Dataset section:
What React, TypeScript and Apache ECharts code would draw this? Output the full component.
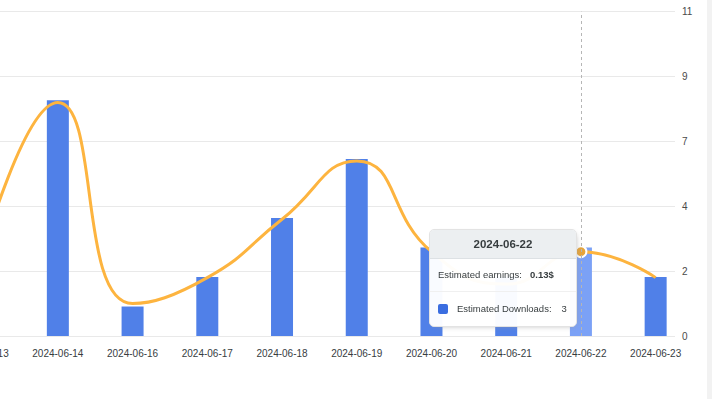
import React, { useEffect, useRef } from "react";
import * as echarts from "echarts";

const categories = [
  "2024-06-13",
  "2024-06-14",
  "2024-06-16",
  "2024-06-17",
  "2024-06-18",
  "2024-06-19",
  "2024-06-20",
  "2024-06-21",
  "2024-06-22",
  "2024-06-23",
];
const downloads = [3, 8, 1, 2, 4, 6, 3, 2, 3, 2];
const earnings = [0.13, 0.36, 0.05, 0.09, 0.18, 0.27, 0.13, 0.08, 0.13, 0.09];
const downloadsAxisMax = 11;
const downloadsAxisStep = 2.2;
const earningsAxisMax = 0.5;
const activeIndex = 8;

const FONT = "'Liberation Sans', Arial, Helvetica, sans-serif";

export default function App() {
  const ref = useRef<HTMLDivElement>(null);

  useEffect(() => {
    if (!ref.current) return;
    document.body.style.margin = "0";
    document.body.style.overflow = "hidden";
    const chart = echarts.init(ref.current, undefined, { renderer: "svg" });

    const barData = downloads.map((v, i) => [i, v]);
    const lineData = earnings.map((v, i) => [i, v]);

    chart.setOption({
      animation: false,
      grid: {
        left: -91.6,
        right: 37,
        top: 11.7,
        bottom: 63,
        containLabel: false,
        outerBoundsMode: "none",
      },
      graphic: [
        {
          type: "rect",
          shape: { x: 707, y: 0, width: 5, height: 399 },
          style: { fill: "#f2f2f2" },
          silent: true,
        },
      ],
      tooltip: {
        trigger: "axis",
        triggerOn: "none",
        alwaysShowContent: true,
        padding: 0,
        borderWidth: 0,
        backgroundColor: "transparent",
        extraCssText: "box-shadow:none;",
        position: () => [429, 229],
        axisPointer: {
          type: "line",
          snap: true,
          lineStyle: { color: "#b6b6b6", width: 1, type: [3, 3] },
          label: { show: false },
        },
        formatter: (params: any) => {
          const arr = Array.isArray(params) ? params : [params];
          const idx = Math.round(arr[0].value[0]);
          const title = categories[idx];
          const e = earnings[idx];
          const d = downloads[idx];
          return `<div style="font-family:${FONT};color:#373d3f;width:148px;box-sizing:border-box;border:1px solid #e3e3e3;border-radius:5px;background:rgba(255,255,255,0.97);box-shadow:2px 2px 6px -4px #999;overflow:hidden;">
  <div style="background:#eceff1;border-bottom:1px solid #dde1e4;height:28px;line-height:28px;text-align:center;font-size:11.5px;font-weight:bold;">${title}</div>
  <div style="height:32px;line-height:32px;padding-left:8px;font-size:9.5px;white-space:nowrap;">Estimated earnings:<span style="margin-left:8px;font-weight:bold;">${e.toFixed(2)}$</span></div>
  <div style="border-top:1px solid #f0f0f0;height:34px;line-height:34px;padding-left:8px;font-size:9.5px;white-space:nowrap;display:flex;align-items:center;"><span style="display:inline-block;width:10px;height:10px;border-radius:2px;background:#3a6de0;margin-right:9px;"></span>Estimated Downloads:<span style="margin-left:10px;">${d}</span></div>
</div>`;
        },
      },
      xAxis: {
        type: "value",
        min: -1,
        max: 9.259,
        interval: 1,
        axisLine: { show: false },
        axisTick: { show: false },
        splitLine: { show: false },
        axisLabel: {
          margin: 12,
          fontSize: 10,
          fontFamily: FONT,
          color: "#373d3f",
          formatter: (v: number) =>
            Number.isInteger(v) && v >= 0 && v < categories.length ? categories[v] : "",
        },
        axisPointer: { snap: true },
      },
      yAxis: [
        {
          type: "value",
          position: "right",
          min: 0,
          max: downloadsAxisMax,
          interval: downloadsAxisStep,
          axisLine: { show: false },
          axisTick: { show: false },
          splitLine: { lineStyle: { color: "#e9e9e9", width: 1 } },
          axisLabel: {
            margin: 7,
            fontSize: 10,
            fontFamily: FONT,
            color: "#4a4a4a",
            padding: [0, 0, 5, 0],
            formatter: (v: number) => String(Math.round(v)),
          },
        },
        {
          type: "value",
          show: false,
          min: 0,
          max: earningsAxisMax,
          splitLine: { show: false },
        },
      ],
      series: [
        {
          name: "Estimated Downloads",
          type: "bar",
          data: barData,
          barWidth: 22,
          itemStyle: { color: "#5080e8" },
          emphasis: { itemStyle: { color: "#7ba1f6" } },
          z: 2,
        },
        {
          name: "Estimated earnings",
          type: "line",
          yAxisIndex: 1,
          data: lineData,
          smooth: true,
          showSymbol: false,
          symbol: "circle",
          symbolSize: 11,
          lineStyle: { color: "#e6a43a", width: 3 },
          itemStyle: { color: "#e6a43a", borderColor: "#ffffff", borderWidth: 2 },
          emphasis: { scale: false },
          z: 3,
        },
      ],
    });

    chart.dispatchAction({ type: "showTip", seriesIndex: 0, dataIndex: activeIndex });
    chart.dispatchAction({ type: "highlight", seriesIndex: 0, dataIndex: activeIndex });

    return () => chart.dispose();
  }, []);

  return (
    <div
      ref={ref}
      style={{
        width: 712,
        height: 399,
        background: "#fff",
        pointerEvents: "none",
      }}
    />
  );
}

Set exercise: Repeat, word for word and with no pictures, only the lines running from the beginning of the data to the line that contains "import * as".

Right answer:
What React, TypeScript and Apache ECharts code would draw this? Output the full component.
import React, { useEffect, useRef } from "react";
import * as echarts from "echarts";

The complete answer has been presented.